### [AIM]
For the copy, please give all of the data again exactly and leave the pictures out.
>> BEGIN
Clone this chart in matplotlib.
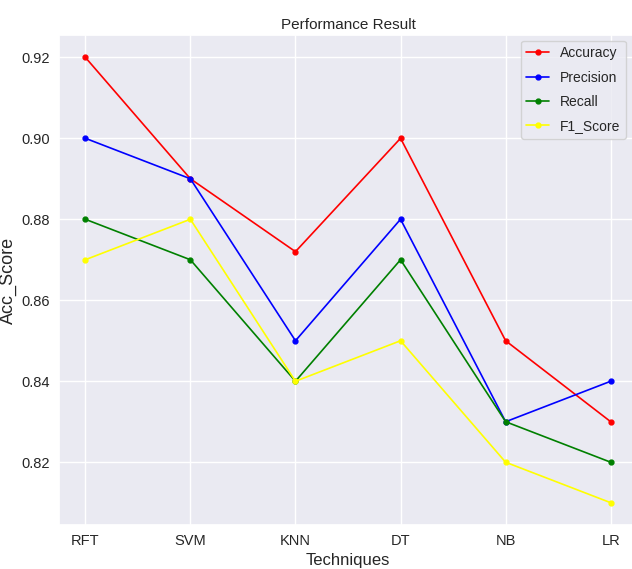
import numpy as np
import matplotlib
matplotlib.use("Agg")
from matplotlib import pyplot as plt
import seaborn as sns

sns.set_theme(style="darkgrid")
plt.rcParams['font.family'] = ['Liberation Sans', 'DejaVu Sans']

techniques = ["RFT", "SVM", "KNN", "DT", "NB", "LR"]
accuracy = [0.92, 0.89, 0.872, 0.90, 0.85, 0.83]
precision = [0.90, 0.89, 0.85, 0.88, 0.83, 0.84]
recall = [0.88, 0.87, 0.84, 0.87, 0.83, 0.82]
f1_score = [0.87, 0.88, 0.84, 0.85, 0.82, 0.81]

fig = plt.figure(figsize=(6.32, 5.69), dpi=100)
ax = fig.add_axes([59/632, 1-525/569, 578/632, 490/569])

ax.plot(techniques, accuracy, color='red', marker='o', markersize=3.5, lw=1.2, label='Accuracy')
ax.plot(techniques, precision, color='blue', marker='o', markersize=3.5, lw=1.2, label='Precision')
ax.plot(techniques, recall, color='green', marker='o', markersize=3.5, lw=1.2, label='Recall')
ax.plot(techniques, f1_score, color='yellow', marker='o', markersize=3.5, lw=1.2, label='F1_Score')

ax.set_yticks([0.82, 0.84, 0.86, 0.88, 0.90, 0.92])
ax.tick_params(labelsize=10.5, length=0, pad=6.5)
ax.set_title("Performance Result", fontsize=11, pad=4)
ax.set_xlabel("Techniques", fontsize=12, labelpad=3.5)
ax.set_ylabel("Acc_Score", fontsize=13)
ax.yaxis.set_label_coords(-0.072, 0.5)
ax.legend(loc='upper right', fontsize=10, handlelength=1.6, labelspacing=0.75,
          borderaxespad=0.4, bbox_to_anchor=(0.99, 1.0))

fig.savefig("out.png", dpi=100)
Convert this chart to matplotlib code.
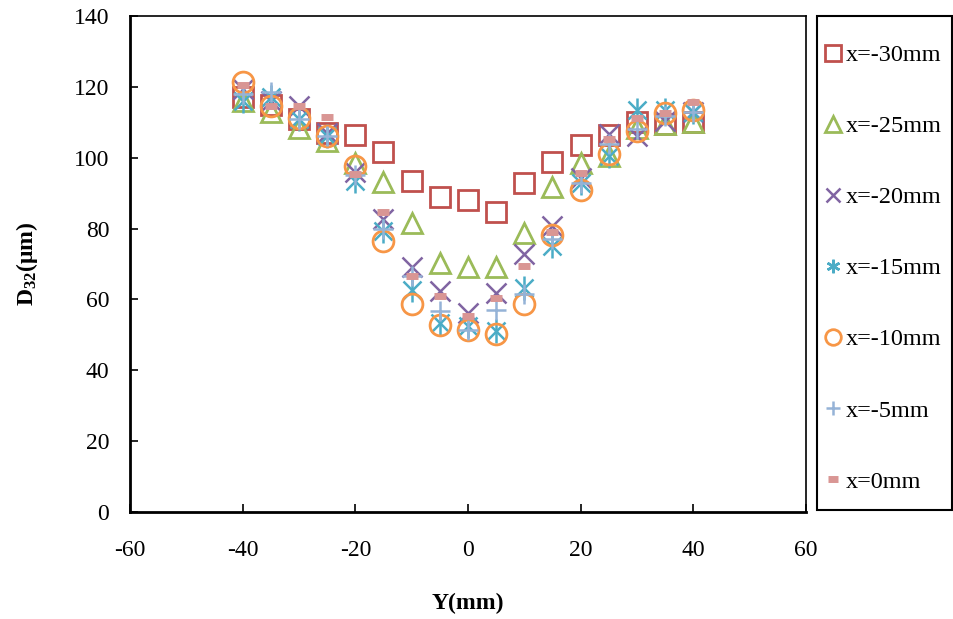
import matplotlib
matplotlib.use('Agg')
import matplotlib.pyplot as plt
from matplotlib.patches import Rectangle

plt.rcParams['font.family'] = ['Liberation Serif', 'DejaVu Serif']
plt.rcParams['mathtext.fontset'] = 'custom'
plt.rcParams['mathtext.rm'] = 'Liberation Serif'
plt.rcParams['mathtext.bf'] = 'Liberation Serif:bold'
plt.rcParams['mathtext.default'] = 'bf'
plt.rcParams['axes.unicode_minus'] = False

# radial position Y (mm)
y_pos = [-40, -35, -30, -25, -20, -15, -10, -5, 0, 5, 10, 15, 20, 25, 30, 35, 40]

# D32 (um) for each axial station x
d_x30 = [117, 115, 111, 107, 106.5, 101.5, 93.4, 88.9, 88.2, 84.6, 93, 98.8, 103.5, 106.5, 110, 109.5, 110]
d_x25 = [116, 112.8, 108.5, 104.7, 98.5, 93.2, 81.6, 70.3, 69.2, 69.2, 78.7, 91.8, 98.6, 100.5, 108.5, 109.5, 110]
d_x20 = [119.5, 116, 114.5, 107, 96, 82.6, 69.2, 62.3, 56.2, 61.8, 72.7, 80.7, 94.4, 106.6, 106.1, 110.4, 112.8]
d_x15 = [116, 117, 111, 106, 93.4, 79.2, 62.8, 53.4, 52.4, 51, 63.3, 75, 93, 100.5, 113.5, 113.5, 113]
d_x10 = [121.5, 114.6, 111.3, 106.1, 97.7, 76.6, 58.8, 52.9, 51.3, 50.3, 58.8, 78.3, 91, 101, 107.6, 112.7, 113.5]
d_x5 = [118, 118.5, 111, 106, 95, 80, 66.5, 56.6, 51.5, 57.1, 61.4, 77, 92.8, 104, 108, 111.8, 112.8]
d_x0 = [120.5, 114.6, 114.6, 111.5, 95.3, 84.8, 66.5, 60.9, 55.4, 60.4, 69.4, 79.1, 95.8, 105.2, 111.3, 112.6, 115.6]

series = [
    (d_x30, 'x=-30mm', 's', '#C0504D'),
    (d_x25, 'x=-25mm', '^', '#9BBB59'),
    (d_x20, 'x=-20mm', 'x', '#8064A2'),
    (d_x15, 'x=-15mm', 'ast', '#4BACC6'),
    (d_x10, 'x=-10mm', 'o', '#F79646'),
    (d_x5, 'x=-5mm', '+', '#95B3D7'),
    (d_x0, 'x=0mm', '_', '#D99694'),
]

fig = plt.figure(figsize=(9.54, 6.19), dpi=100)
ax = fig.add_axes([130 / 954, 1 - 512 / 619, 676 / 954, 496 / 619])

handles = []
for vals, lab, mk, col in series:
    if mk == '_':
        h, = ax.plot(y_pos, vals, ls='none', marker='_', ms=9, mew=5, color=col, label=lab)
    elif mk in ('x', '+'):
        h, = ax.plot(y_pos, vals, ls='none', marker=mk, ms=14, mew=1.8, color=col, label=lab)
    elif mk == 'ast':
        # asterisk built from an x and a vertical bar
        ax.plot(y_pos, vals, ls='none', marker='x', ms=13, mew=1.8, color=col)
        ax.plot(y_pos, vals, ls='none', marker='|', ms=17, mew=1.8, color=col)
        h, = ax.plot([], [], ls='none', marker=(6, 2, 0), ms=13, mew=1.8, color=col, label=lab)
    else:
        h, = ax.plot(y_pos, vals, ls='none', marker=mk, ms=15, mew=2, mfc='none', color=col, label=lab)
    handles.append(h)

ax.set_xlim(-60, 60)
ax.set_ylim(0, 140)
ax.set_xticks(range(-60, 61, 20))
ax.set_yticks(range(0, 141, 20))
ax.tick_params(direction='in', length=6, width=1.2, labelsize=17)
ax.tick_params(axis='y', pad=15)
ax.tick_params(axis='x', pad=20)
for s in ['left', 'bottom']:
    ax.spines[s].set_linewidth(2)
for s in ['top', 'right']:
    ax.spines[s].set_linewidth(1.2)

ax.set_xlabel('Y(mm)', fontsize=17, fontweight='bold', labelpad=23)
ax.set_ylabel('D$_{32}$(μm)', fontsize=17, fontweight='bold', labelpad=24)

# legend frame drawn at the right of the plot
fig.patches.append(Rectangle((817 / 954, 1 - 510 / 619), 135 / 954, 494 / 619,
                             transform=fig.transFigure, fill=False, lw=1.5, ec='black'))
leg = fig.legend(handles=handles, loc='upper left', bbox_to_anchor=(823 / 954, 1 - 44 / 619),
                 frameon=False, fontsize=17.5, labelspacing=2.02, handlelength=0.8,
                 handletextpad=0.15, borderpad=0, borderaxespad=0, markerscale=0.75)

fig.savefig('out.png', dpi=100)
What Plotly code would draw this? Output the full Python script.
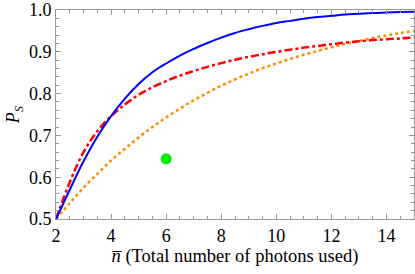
>> END
### [EXERCISE SOLUTION]
Clone this chart in matplotlib.
import numpy as np
import matplotlib
matplotlib.use("Agg")
from matplotlib import pyplot as plt
import seaborn as sns

sns.set_theme(style="darkgrid")
plt.rcParams['font.family'] = ['Liberation Sans', 'DejaVu Sans']

techniques = ["RFT", "SVM", "KNN", "DT", "NB", "LR"]
accuracy = [0.92, 0.89, 0.872, 0.90, 0.85, 0.83]
precision = [0.90, 0.89, 0.85, 0.88, 0.83, 0.84]
recall = [0.88, 0.87, 0.84, 0.87, 0.83, 0.82]
f1_score = [0.87, 0.88, 0.84, 0.85, 0.82, 0.81]

fig = plt.figure(figsize=(6.32, 5.69), dpi=100)
ax = fig.add_axes([59/632, 1-525/569, 578/632, 490/569])

ax.plot(techniques, accuracy, color='red', marker='o', markersize=3.5, lw=1.2, label='Accuracy')
ax.plot(techniques, precision, color='blue', marker='o', markersize=3.5, lw=1.2, label='Precision')
ax.plot(techniques, recall, color='green', marker='o', markersize=3.5, lw=1.2, label='Recall')
ax.plot(techniques, f1_score, color='yellow', marker='o', markersize=3.5, lw=1.2, label='F1_Score')

ax.set_yticks([0.82, 0.84, 0.86, 0.88, 0.90, 0.92])
ax.tick_params(labelsize=10.5, length=0, pad=6.5)
ax.set_title("Performance Result", fontsize=11, pad=4)
ax.set_xlabel("Techniques", fontsize=12, labelpad=3.5)
ax.set_ylabel("Acc_Score", fontsize=13)
ax.yaxis.set_label_coords(-0.072, 0.5)
ax.legend(loc='upper right', fontsize=10, handlelength=1.6, labelspacing=0.75,
          borderaxespad=0.4, bbox_to_anchor=(0.99, 1.0))

fig.savefig("out.png", dpi=100)
Convert this chart to matplotlib code.
import matplotlib
matplotlib.use('Agg')
import matplotlib.pyplot as plt
from matplotlib.patches import Rectangle

plt.rcParams['font.family'] = ['Liberation Serif', 'DejaVu Serif']
plt.rcParams['mathtext.fontset'] = 'custom'
plt.rcParams['mathtext.rm'] = 'Liberation Serif'
plt.rcParams['mathtext.bf'] = 'Liberation Serif:bold'
plt.rcParams['mathtext.default'] = 'bf'
plt.rcParams['axes.unicode_minus'] = False

# radial position Y (mm)
y_pos = [-40, -35, -30, -25, -20, -15, -10, -5, 0, 5, 10, 15, 20, 25, 30, 35, 40]

# D32 (um) for each axial station x
d_x30 = [117, 115, 111, 107, 106.5, 101.5, 93.4, 88.9, 88.2, 84.6, 93, 98.8, 103.5, 106.5, 110, 109.5, 110]
d_x25 = [116, 112.8, 108.5, 104.7, 98.5, 93.2, 81.6, 70.3, 69.2, 69.2, 78.7, 91.8, 98.6, 100.5, 108.5, 109.5, 110]
d_x20 = [119.5, 116, 114.5, 107, 96, 82.6, 69.2, 62.3, 56.2, 61.8, 72.7, 80.7, 94.4, 106.6, 106.1, 110.4, 112.8]
d_x15 = [116, 117, 111, 106, 93.4, 79.2, 62.8, 53.4, 52.4, 51, 63.3, 75, 93, 100.5, 113.5, 113.5, 113]
d_x10 = [121.5, 114.6, 111.3, 106.1, 97.7, 76.6, 58.8, 52.9, 51.3, 50.3, 58.8, 78.3, 91, 101, 107.6, 112.7, 113.5]
d_x5 = [118, 118.5, 111, 106, 95, 80, 66.5, 56.6, 51.5, 57.1, 61.4, 77, 92.8, 104, 108, 111.8, 112.8]
d_x0 = [120.5, 114.6, 114.6, 111.5, 95.3, 84.8, 66.5, 60.9, 55.4, 60.4, 69.4, 79.1, 95.8, 105.2, 111.3, 112.6, 115.6]

series = [
    (d_x30, 'x=-30mm', 's', '#C0504D'),
    (d_x25, 'x=-25mm', '^', '#9BBB59'),
    (d_x20, 'x=-20mm', 'x', '#8064A2'),
    (d_x15, 'x=-15mm', 'ast', '#4BACC6'),
    (d_x10, 'x=-10mm', 'o', '#F79646'),
    (d_x5, 'x=-5mm', '+', '#95B3D7'),
    (d_x0, 'x=0mm', '_', '#D99694'),
]

fig = plt.figure(figsize=(9.54, 6.19), dpi=100)
ax = fig.add_axes([130 / 954, 1 - 512 / 619, 676 / 954, 496 / 619])

handles = []
for vals, lab, mk, col in series:
    if mk == '_':
        h, = ax.plot(y_pos, vals, ls='none', marker='_', ms=9, mew=5, color=col, label=lab)
    elif mk in ('x', '+'):
        h, = ax.plot(y_pos, vals, ls='none', marker=mk, ms=14, mew=1.8, color=col, label=lab)
    elif mk == 'ast':
        # asterisk built from an x and a vertical bar
        ax.plot(y_pos, vals, ls='none', marker='x', ms=13, mew=1.8, color=col)
        ax.plot(y_pos, vals, ls='none', marker='|', ms=17, mew=1.8, color=col)
        h, = ax.plot([], [], ls='none', marker=(6, 2, 0), ms=13, mew=1.8, color=col, label=lab)
    else:
        h, = ax.plot(y_pos, vals, ls='none', marker=mk, ms=15, mew=2, mfc='none', color=col, label=lab)
    handles.append(h)

ax.set_xlim(-60, 60)
ax.set_ylim(0, 140)
ax.set_xticks(range(-60, 61, 20))
ax.set_yticks(range(0, 141, 20))
ax.tick_params(direction='in', length=6, width=1.2, labelsize=17)
ax.tick_params(axis='y', pad=15)
ax.tick_params(axis='x', pad=20)
for s in ['left', 'bottom']:
    ax.spines[s].set_linewidth(2)
for s in ['top', 'right']:
    ax.spines[s].set_linewidth(1.2)

ax.set_xlabel('Y(mm)', fontsize=17, fontweight='bold', labelpad=23)
ax.set_ylabel('D$_{32}$(μm)', fontsize=17, fontweight='bold', labelpad=24)

# legend frame drawn at the right of the plot
fig.patches.append(Rectangle((817 / 954, 1 - 510 / 619), 135 / 954, 494 / 619,
                             transform=fig.transFigure, fill=False, lw=1.5, ec='black'))
leg = fig.legend(handles=handles, loc='upper left', bbox_to_anchor=(823 / 954, 1 - 44 / 619),
                 frameon=False, fontsize=17.5, labelspacing=2.02, handlelength=0.8,
                 handletextpad=0.15, borderpad=0, borderaxespad=0, markerscale=0.75)

fig.savefig('out.png', dpi=100)
What Plotly code would draw this? Output the full Python script.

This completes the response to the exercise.